Perhaps a link to the actual product would be in order?
Vyatta Open Flexible Router
What are we going to do tonight Brain?
Bleah. This is tripe. Most Cisco routers have cheap, slow Intel processors in them.
Until you get up into the gigabit speeds, regular PC hardware is just as good or better. The only thing you have to watch for in the multi-hundred-megabit routing loads is that you don't have a lot of access control lists - which is also an issue you will run into with any router you might choose. Spending some time sizing the buffers and other kernel parameters is also important, because a stock Linux kernel is not set up to be a network core router.
I've got over 2,000 L2TP connections going into a single 2.4Ghz Intel box running Linux. Performance is significantly better than the Cisco 7204 that it replaced, and it's a lot cheaper and more flexible to support.

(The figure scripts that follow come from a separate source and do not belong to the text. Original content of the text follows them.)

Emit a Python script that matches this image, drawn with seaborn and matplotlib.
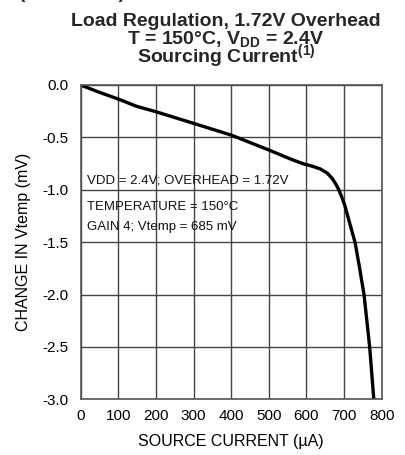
import pandas as pd
import seaborn as sns
import matplotlib.pyplot as plt

source_current = [0, 50, 100, 150, 200, 300, 400, 500, 560, 590, 615, 636,
                  655, 668, 678, 686, 694, 702, 715, 729, 740, 753, 768, 779]
change_vtemp = [0, -0.07, -0.134, -0.205, -0.255, -0.366, -0.478, -0.62,
                -0.71, -0.75, -0.775, -0.80, -0.84, -0.89, -0.945, -1.0,
                -1.07, -1.15, -1.32, -1.5, -1.72, -2.0, -2.5, -3.0]

x_ticks = [0, 100, 200, 300, 400, 500, 600, 700, 800]
y_ticks = [0.0, -0.5, -1.0, -1.5, -2.0, -2.5, -3.0]

notes = ['VDD = 2.4V; OVERHEAD = 1.72V', 'TEMPERATURE = 150°C', 'GAIN 4; Vtemp = 685 mV']
note_y = [-0.91, -1.16, -1.355]

df = pd.DataFrame({'current': source_current, 'dv': change_vtemp})

sns.set_theme(style="whitegrid")
plt.rcParams['font.family'] = ['Liberation Sans', 'DejaVu Sans']
plt.rcParams['mathtext.fontset'] = 'custom'
plt.rcParams['mathtext.rm'] = 'Liberation Sans'
plt.rcParams['mathtext.bf'] = 'Liberation Sans:bold'

fig = plt.figure(figsize=(4.05, 4.55), dpi=100)
ax = fig.add_axes([0.199, 0.1224, 0.7435, 0.6908])

sns.lineplot(x='current', y='dv', data=df, sort=False, color='black', linewidth=2.4, ax=ax)

ax.set_xlim(0, 800)
ax.set_ylim(-3.0, 0.0)
ax.set_xticks(x_ticks)
ax.set_yticks(y_ticks)
ax.set_yticklabels([f'{v:.1f}' for v in y_ticks])
ax.tick_params(axis='both', length=0, labelsize=11, colors='black')
ax.tick_params(axis='x', pad=7)
ax.tick_params(axis='y', pad=9)
ax.grid(True, color='#444444', linewidth=1.0)
for s in ax.spines.values():
    s.set_color('#555555')
    s.set_linewidth(1.2)
ax.set_facecolor('white')

ax.set_xlabel('SOURCE CURRENT (µA)', fontsize=11.5, labelpad=8, color='black')
ax.set_ylabel('CHANGE IN Vtemp (mV)', fontsize=11.5, labelpad=8, color='black')

for txt, yv in zip(notes, note_y):
    ax.text(17, yv, txt, fontsize=9.5, va='center', ha='left', color='#111111')

fig.text(125 / 405, 1 + 6 / 455, 'TYPICAL CHARACTERISTICS (continued)', ha='right', va='center',
         fontsize=14, fontweight='bold')
fig.text(226 / 405, 1 - 26 / 455, 'Load Regulation, 1.72V Overhead', ha='center', va='baseline',
         fontsize=14, fontweight='bold')
fig.text(226 / 405, 1 - 45 / 455, r'T = 150°C, V$_{\mathbf{DD}}$ = 2.4V', ha='center', va='baseline',
         fontsize=14, fontweight='bold')
fig.text(226 / 405, 1 - 63 / 455, r'Sourcing Current$^{\mathbf{(1)}}$', ha='center', va='baseline',
         fontsize=14, fontweight='bold')

plt.savefig('out.png', dpi=100)
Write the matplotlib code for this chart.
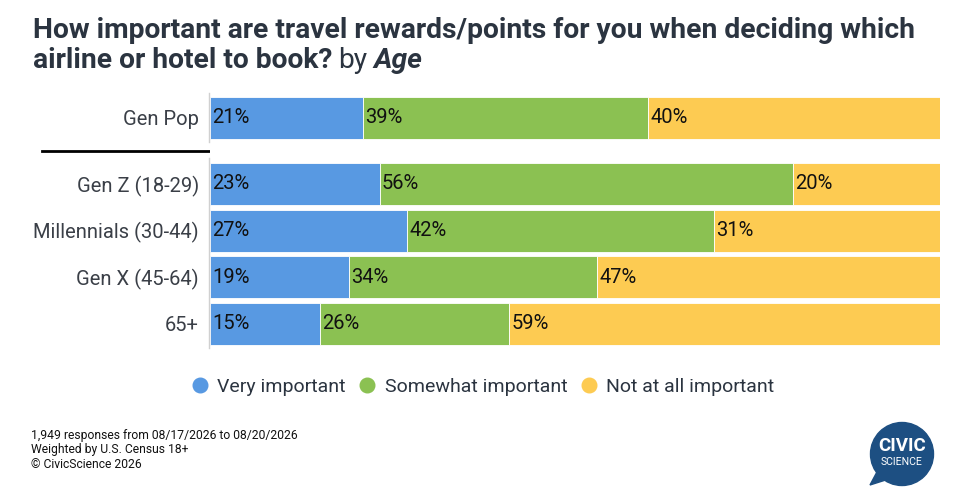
import matplotlib
matplotlib.use("Agg")
import matplotlib.pyplot as plt
from matplotlib.patches import Circle, Polygon

plt.rcParams["font.family"] = ["Roboto", "DejaVu Sans"]

# data
groups = ["Gen Pop", "Gen Z (18-29)", "Millennials (30-44)", "Gen X (45-64)", "65+"]
very = [21, 23, 27, 19, 15]
somewhat = [39, 56, 42, 34, 26]
not_at_all = [40, 20, 31, 47, 59]
series_names = ["Very important", "Somewhat important", "Not at all important"]
colors = ["#5899E2", "#8BC152", "#FDCB52"]

# row positions (Gen Pop sits apart from the age groups)
rows = [4.42, 3, 2, 1, 0]

# rounded shares don't always add to 100, bars are drawn as full rows
totals = [a + b + c for a, b, c in zip(very, somewhat, not_at_all)]

fig = plt.figure(figsize=(9.66, 5.04), dpi=100)
ax = fig.add_axes([210 / 966, 1 - 347.3 / 504, 730 / 966, 253.1 / 504])

left = [0] * len(groups)
for vals, col in zip([very, somewhat, not_at_all], colors):
    widths = [v / t * 100 for v, t in zip(vals, totals)]
    ax.barh(rows, widths, left=left, height=0.9, color=col, edgecolor="white", linewidth=0.6)
    for y, l, v in zip(rows, left, vals):
        ax.text(l + 0.3, y, f"{v}%", va="center", ha="left", fontsize=14.5, color="#111111")
    left = [a + b for a, b in zip(left, widths)]

ax.set_xlim(0, 100)
ax.set_ylim(-0.5, 4.92)
ax.set_yticks(rows)
ax.set_yticklabels(groups, fontsize=14.5, color="#3a3f47")
ax.tick_params(axis="y", length=0, pad=8)
ax.set_xticks([])
for s in ["top", "right", "bottom", "left"]:
    ax.spines[s].set_visible(False)
ax.plot([-0.15, -0.15], [3.9, 4.95], color="#d0d0d0", lw=1, clip_on=False)
ax.plot([-0.15, -0.15], [-0.52, 3.55], color="#d0d0d0", lw=1, clip_on=False)

# overlay in pixel coordinates for separator and logo
ov = fig.add_axes([0, 0, 1, 1], zorder=-1)
ov.set_xlim(0, 966)
ov.set_ylim(504, 0)
ov.axis("off")
ov.plot([42, 930], [151, 151], color="black", lw=2)

# title
fs = 20.3
fig.text(33, 504 - 38, "How important are travel rewards/points for you when deciding which",
         transform=None, fontsize=fs, fontweight="bold", color="#2b3440")
t1 = fig.text(33, 504 - 68, "airline or hotel to book?", transform=None,
              fontsize=fs, fontweight="bold", color="#2b3440")
fig.canvas.draw()
rend = fig.canvas.get_renderer()
bb = t1.get_window_extent(rend)
t2 = fig.text(bb.x1 + 6, 504 - 68, "by", transform=None, fontsize=fs, color="#2b3440")
bb2 = t2.get_window_extent(rend)
fig.text(bb2.x1 + 6, 504 - 68, "Age", transform=None, fontsize=fs,
         fontweight="bold", style="italic", color="#2b3440")

# legend
handles = [plt.Line2D([], [], marker="o", ls="", markersize=10.5, color=c) for c in colors]
fig.legend(handles, series_names, loc="center", bbox_to_anchor=(0.5, 1 - 387 / 504),
           ncol=3, frameon=False, fontsize=14, handlelength=0.8, handletextpad=0.5,
           columnspacing=0.7, labelcolor="#2b3440")

# footer
footer = ["1,949 responses from 08/17/2026 to 08/20/2026",
          "Weighted by U.S. Census 18+",
          "\u00a9 CivicScience 2026"]
for i, line in enumerate(footer):
    fig.text(31, 504 - 439 - i * 14.3, line, transform=None, fontsize=8.7, color="#111111")

# logo
ov.add_patch(Circle((902, 454), 31.5, color="#1d4f82"))
ov.add_patch(Polygon([[878, 470], [870, 485], [892, 478]], color="#1d4f82"))
ov.text(902, 446, "CIVIC", ha="center", va="center", fontsize=13.5, fontweight="bold", color="white")
ov.text(902, 462, "SCIENCE", ha="center", va="center", fontsize=7.6, color="white")

fig.savefig("out.png", dpi=100)
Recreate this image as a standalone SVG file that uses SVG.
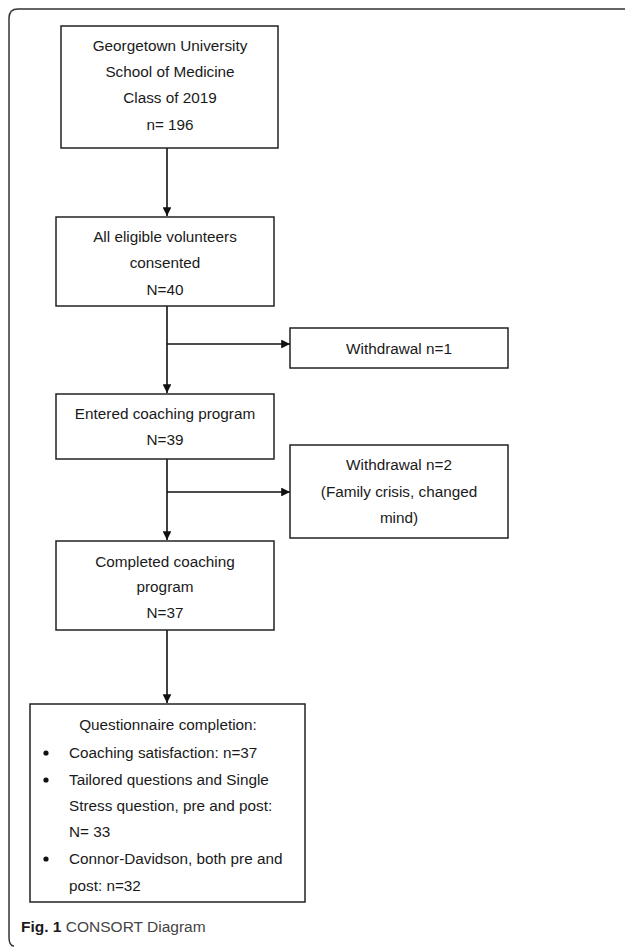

Now, in the multi-gigabit routing tasks, do yourself a favour and get a L7 switch with custom ASICs. Extreme, Foundry and others will be happy to sell you one. Cisco's stuff is crap, right up until you get their million dollar badasses which they bought from another party (go figure).
...Steve
Ok, I haven't looked at the performance numbers, but as a network administrator of a medium sized corporate network I could care less. Whether it be Cisco, Juniper, Nortel or 3Com the difference is in the support. When my wan interface or network interface dies at 2am I don't think anyone from the OSS community is going to have a parts depot within 4 hours to fix the problem. I also don't see 24x7 tech support phone numbers manned by volunteers anytime soon. Vendors don't make the money on the hardware, they make it on services and support. I love OSS, but Linux and OSS are not the magic pill for everything.